また私有地であってもつぎのような条件を満たし、道路と認められる場合は非課税です。
●不特定多数が出入りする土地
●道路の幅が1.8m以上
●第三者が見たとき、道路と認識できる
●私道ではなく公道から公道に通じている
上記の条件を満たしている場合は、公共性の高い土地と判断されます。
ただし、非課税申告書を提出しないと非課税の適用を受けられないことがあるので注意してください。
また公道から公道につながらず、いき止まりになっている道路であっても非課税になるケースがあります。
不特定多数が出入りする土地に新築住宅を建てた場合は、管轄する自治体へ問い合わせてみましょう。
建物の軽減措置
新築住宅の建物は、床面積120㎡相当分までが軽減されます。
120㎡までは固定資産税が半額になる軽減措置を受けられますが、120㎡を超える部分は対象外です。

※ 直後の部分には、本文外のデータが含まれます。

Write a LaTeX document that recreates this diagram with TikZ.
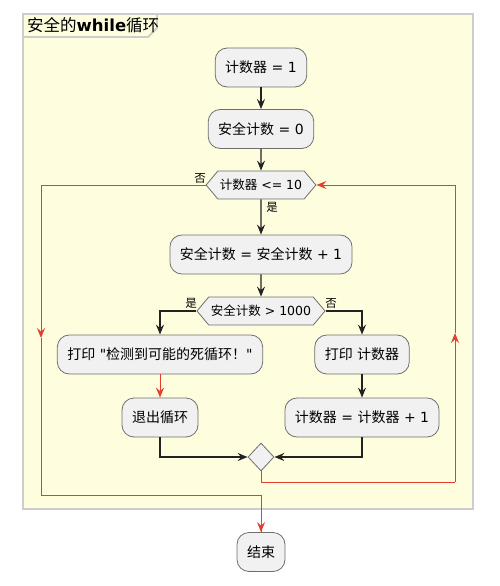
\documentclass[tikz,border=0pt]{standalone}
\usepackage{fontspec}
\setmainfont{DejaVu Sans}[Ligatures=TeXOff]
\newfontfamily\cjkfont{Noto Sans CJK SC}
\newcommand{\zhtext}[1]{{\cjkfont #1}}
\usepackage{tikz}
\usetikzlibrary{positioning,shapes.geometric,shapes.symbols,arrows.meta}

\definecolor{frameyellow}{RGB}{254,254,222}
\definecolor{framegray}{RGB}{205,205,205}
\definecolor{boxfill}{RGB}{241,241,241}
\definecolor{boxline}{RGB}{110,110,110}
\definecolor{loopred}{RGB}{230,62,46}
\definecolor{flowblack}{RGB}{34,34,34}

\begin{document}
\begin{tikzpicture}[x=1bp, y=-1bp,
        every node/.style={font=\fontsize{14bp}{17bp}\selectfont},
        action/.style={draw=boxline, fill=boxfill, rounded corners=12bp, minimum height=39bp, inner xsep=10bp, line width=0.8bp},
        choice/.style={draw=boxline, fill=boxfill, shape=signal, signal to=east and west, signal pointer angle=100, minimum height=28bp, inner xsep=2bp, inner ysep=0pt, line width=0.8bp, font=\fontsize{12.5bp}{15bp}\selectfont},
        merge/.style={draw=boxline, fill=boxfill, diamond, minimum width=26bp, minimum height=28bp, inner sep=0pt, line width=0.8bp},
        tag/.style={font=\fontsize{11.5bp}{14bp}\selectfont},
        flow/.style={draw=flowblack, line width=1.2bp, -{Stealth[length=10bp,width=8bp,inset=3.5bp]}},
        redflow/.style={draw=loopred, line width=1bp, -{Stealth[length=10bp,width=8bp,inset=3.5bp]}},
        redline/.style={draw=loopred, line width=1bp}]

        \useasboundingbox (0,0) rectangle (500,586);

        \draw[framegray, line width=1.8bp, fill=frameyellow] (23,14) rectangle (473,509);
        \draw[framegray, line width=1.8bp] (23,37) -- (148,37) -- (157,28) -- (157,14);
        \node[anchor=west, inner sep=0pt, font=\fontsize{16.5bp}{18bp}\selectfont] (title) at (27,25.5) {\zhtext{安全的}\textbf{while}\zhtext{循环}};

        \node[action] (init) at (261,67.5) {\zhtext{计数器} = 1};
        \node[action] (safe) at (261,129) {\zhtext{安全计数} = 0};
        \node[choice, minimum width=108bp] (cond) at (261,185) {\zhtext{计数器} <= 10};
        \node[action] (step) at (261,254.5) {\zhtext{安全计数} = \zhtext{安全计数} + 1};
        \node[choice, minimum width=128bp] (check) at (261,311) {\zhtext{安全计数} > 1000};
        \node[action] (warn) at (160,354.5) {\zhtext{打印} "\zhtext{检测到可能的死循环！}"};
        \node[action] (show) at (362,354.5) {\zhtext{打印} \zhtext{计数器}};
        \node[action] (quit) at (160,417.5) {\zhtext{退出循环}};
        \node[action] (incr) at (362,417.5) {\zhtext{计数器} = \zhtext{计数器} + 1};
        \node[merge] (join) at (261,457) {};
        \node[action] (stop) at (261,552) {\zhtext{结束}};

        \node[tag] (no1) at (200,178) {\zhtext{否}};
        \node[tag] (yes1) at (272,207) {\zhtext{是}};
        \node[tag] (yes2) at (191,303) {\zhtext{是}};
        \node[tag] (no2) at (331,303) {\zhtext{否}};

        \coordinate (ldown) at (41,338);
        \coordinate (lbot) at (41,495);
        \coordinate (rbot) at (455,482);
        \coordinate (rup) at (455,333);

        \draw[flow] (init) -- (safe);
        \draw[flow] (safe) -- (cond);
        \draw[flow] (cond) -- (step);
        \draw[flow] (step) -- (check);
        \draw[flow] (check.west) -| (warn.north);
        \draw[flow] (check.east) -| (show.north);
        \draw[redflow] (warn) -- (quit);
        \draw[flow] (show) -- (incr);
        \draw[flow] (quit.south) |- (join.west);
        \draw[flow] (incr.south) |- (join.east);

        \draw[redline] (join.south) |- (rbot);
        \draw[redflow] (rbot) -- (rup);
        \draw[redflow] (rup) |- (cond.east);
        \draw[redflow] (cond.west) -| (ldown);
        \draw[redline] (ldown) -- (lbot) -| (stop.north);
        \draw[redflow] (lbot -| stop.north) -- (stop.north);

    \end{tikzpicture}
\end{document}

住宅の種類と税額が軽減される期間は以下を参考にしてください。
●一般的な新築住宅:新築後3年間
●長期優良住宅:新築後5年
●耐火または準耐火構造の新築住宅やマンション(3階建て以上):新築後5年
●長期優良住宅かつ耐火または準耐火構造の新築住宅やマンション(3階建て以上):新築後7年
軽減される期間は、どのような住宅を新築するかによって異なります。
また長期優良住宅の場合、取得したら遅滞なく自治体に届ける必要があるので忘れないようにしましょう。
一戸建ての新築住宅で5年間固定資産税の軽減を受けるための条件
最後に一戸建ての新築住宅で、5年間固定資産税の軽減を受けるための条件を見ていきましょう。

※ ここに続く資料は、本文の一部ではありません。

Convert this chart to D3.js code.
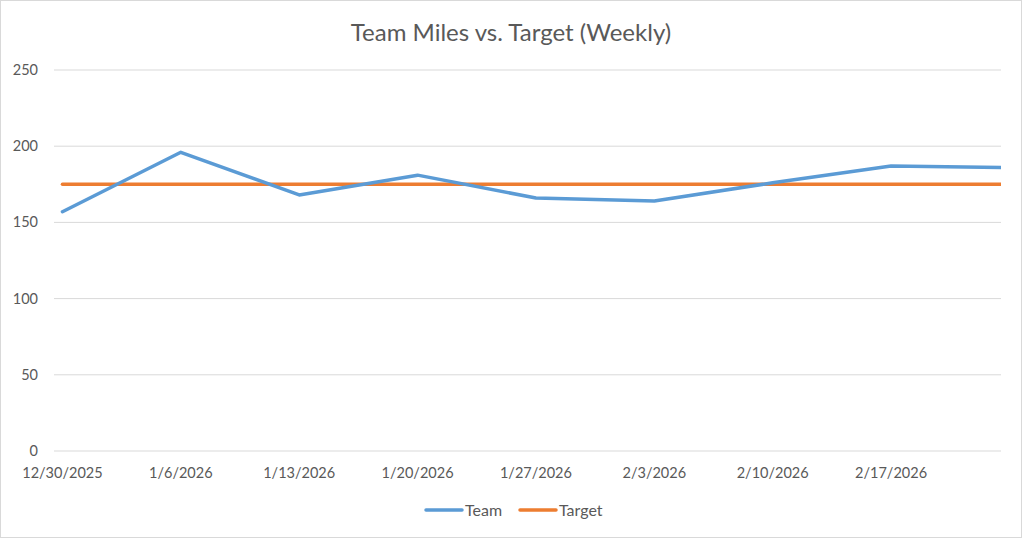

5年間の軽減措置を受けるためには、住居部分の床面積が50㎡以上、280㎡以下であることが条件です。
併用住宅を新築した場合、居住するスペースが全体の半分以上あれば基準を満たしていることになります。
ただし一般的な新築住宅は3年間が軽減期間となるため、5年間を希望する場合は長期優良住宅と認められなければなりません。
また軽減措置を受けるためには、自分自身で手続きをおこなう必要があります。
引き渡し後なにもしないで待っていても、軽減されないので注意しましょう。
申告期限は新築住宅を取得した翌年の1月末までとなっています。
時間を置いてしまうとうっかり忘れてしまうかもしれないので、速やかに申告するのがおすすめです。
5年間の軽減措置を受けるための申告方法
固定資産税の軽減措置に関する書類を作成し、自治体(固定資産税課など)に申告します。
具体的には以下の書類が必要です。
●長期優良住宅に係る固定資産税の減額申告書
●長期優良住宅の認定通知書(写しでも可能)
自治体によって必要書類が異なるので、あらかじめチェックしておくといいでしょう。
また申告書には持ち主の名前や連絡先、住所はもちろん、建物の構造や床面積を記載する必要があります。
そのため契約時の書類などを準備しておく安心です。
正しく課税されているかを確認しよう
先述したとおり、固定資産税の納付書は毎年5月頃に送付されてきます。
定められた計算方法で算出されるため、正しい金額が記載されていることがほとんどですが、念のために確認しておくのがおすすめです。
課税証明書の金額と公図や路線価図などを見比べ、正しい税額かどうかチェックします。
本来非課税になる部分が課税されていたり、新築住宅なのに償却資産に設定されていたり、誤った金額が記載される理由はさまざまです。
疑問に思ったときは納税を進めず、まずは自治体や専門家に相談するようにしてください。
まとめ
今回は住宅購入を検討されている人に向け、新築住宅における固定資産税の軽減について詳しくお伝えしました。
固定資産税は、マイホームなどの不動産を所有している限り発生するため、ランニングコストとして含めておくのがおすすめです。
5年間受けるための条件もぜひおさえていただき、税金負担を回避しましょう。